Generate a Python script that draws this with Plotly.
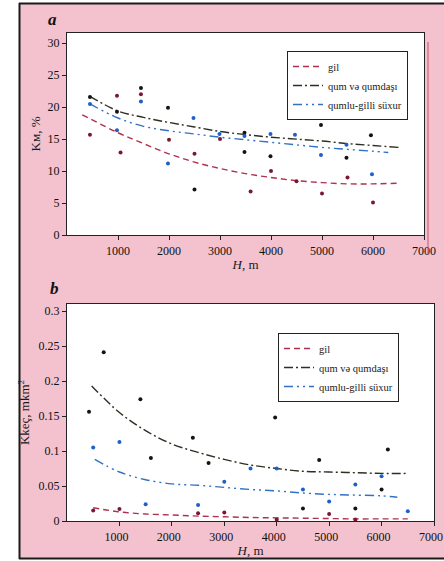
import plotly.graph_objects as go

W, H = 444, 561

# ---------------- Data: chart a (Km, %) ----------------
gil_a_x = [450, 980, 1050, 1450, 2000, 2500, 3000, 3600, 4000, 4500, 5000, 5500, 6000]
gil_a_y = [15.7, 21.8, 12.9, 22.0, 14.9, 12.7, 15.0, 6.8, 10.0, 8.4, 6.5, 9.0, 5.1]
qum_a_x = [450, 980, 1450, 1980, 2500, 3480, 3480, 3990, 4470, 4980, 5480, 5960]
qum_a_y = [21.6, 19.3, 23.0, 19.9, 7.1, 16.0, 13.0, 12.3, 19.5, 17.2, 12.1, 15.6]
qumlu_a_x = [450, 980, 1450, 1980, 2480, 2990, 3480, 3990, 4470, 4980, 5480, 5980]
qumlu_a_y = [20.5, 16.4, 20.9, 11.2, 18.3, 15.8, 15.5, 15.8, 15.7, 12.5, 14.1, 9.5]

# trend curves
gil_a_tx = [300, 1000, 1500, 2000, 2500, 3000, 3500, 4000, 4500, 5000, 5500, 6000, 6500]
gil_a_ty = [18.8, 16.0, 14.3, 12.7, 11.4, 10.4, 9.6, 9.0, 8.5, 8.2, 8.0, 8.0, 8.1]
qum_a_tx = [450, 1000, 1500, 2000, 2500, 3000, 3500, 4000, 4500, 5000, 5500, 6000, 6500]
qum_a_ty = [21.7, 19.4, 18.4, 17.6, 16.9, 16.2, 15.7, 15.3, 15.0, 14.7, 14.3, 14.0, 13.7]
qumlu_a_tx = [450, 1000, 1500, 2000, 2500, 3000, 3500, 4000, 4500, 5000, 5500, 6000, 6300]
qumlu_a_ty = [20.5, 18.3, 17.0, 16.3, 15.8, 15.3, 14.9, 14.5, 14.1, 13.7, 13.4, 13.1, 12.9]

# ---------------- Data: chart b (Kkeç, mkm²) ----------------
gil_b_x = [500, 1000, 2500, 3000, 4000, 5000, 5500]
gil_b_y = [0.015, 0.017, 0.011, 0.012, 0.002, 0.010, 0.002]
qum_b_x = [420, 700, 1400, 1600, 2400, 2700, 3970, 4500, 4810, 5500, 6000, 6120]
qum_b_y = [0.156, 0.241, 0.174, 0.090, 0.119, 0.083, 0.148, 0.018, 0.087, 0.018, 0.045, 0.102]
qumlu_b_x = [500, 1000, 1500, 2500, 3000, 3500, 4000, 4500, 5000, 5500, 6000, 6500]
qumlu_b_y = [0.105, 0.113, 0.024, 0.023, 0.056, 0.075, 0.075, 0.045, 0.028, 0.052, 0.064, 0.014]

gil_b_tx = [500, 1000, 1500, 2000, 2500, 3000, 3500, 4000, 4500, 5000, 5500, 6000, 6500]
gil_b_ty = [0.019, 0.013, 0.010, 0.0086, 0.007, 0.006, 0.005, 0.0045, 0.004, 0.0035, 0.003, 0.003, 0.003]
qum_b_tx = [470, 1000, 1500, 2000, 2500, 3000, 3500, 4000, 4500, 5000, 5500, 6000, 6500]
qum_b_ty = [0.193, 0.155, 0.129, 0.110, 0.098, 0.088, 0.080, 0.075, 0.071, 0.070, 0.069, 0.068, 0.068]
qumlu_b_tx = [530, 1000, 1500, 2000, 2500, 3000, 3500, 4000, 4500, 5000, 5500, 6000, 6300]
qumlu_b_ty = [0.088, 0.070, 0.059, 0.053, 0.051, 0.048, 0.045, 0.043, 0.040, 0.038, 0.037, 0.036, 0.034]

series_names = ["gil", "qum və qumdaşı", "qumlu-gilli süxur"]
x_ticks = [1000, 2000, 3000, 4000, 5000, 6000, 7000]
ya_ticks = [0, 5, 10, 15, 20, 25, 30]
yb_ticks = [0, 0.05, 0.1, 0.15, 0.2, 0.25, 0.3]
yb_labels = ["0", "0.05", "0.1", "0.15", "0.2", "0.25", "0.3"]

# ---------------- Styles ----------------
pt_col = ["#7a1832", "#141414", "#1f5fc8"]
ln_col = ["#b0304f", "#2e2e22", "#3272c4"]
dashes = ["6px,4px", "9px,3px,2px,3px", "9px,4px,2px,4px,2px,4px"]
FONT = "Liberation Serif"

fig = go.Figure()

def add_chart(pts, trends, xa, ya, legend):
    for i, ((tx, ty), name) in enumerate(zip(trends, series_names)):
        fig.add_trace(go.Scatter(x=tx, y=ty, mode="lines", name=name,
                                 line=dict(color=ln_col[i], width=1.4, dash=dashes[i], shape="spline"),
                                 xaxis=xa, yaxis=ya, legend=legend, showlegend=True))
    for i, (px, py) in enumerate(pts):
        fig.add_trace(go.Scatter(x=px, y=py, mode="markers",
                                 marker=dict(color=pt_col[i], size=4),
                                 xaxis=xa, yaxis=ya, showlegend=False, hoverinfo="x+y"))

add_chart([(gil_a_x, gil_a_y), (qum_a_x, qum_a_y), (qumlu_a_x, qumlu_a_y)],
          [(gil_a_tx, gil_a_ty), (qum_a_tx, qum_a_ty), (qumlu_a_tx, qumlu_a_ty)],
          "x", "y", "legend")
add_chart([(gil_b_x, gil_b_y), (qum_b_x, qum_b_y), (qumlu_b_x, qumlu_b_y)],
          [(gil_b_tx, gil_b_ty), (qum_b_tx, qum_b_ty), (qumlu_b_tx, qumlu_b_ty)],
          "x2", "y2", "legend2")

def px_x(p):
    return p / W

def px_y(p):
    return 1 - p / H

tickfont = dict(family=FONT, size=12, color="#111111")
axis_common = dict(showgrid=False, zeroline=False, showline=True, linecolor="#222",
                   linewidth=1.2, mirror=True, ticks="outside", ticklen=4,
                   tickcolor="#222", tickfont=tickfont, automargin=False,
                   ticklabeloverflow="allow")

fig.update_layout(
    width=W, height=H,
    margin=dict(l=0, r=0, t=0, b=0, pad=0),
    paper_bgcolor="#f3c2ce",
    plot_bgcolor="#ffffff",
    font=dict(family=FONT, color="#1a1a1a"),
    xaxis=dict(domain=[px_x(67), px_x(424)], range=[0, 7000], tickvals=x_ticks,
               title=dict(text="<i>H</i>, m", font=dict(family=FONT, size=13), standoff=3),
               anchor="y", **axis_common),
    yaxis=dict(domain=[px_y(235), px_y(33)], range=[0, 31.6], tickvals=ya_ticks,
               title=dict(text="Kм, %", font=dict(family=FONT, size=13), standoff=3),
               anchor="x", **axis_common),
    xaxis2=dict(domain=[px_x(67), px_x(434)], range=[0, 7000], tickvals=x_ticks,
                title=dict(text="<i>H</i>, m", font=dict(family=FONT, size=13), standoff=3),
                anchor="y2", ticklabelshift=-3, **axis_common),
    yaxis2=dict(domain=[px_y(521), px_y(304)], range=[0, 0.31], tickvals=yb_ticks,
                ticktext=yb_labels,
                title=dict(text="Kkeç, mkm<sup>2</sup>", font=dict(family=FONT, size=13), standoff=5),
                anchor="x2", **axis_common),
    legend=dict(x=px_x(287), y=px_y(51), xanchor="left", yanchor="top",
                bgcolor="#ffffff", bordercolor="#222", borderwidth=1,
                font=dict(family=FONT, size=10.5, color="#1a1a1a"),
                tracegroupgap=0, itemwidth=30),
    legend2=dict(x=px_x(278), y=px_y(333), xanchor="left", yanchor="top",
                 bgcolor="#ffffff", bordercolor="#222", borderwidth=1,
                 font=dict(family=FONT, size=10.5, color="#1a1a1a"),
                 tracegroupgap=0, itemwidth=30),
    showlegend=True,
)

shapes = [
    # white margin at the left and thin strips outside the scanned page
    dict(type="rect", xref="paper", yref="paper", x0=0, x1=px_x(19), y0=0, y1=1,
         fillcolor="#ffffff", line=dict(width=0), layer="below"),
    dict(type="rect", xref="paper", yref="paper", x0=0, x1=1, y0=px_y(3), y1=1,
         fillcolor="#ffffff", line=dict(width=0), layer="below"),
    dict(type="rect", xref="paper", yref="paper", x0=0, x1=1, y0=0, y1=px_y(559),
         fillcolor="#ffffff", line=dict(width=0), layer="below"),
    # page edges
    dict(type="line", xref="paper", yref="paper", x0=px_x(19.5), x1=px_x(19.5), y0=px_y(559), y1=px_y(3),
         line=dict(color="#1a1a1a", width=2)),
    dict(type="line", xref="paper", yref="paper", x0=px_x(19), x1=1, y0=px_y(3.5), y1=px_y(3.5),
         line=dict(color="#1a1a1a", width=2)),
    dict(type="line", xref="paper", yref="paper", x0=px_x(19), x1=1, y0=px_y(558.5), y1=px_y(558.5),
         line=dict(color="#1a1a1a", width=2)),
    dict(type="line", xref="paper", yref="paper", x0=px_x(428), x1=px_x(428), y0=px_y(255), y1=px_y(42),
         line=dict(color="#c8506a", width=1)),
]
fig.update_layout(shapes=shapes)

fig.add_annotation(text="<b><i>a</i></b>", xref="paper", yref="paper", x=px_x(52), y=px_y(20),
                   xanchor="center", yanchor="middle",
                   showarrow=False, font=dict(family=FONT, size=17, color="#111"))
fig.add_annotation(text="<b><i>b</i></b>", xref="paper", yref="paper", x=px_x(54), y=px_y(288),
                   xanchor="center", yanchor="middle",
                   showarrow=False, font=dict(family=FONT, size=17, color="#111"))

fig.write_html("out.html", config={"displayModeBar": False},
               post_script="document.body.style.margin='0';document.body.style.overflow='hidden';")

#####

> [EXERCISE OBJECTIVE] Take the material above from its first line through the line holding "W, H = 444, 561" and set it down exactly, without the pictures.

> [EXERCISE OUTPUT]
Generate a Python script that draws this with Plotly.
import plotly.graph_objects as go

W, H = 444, 561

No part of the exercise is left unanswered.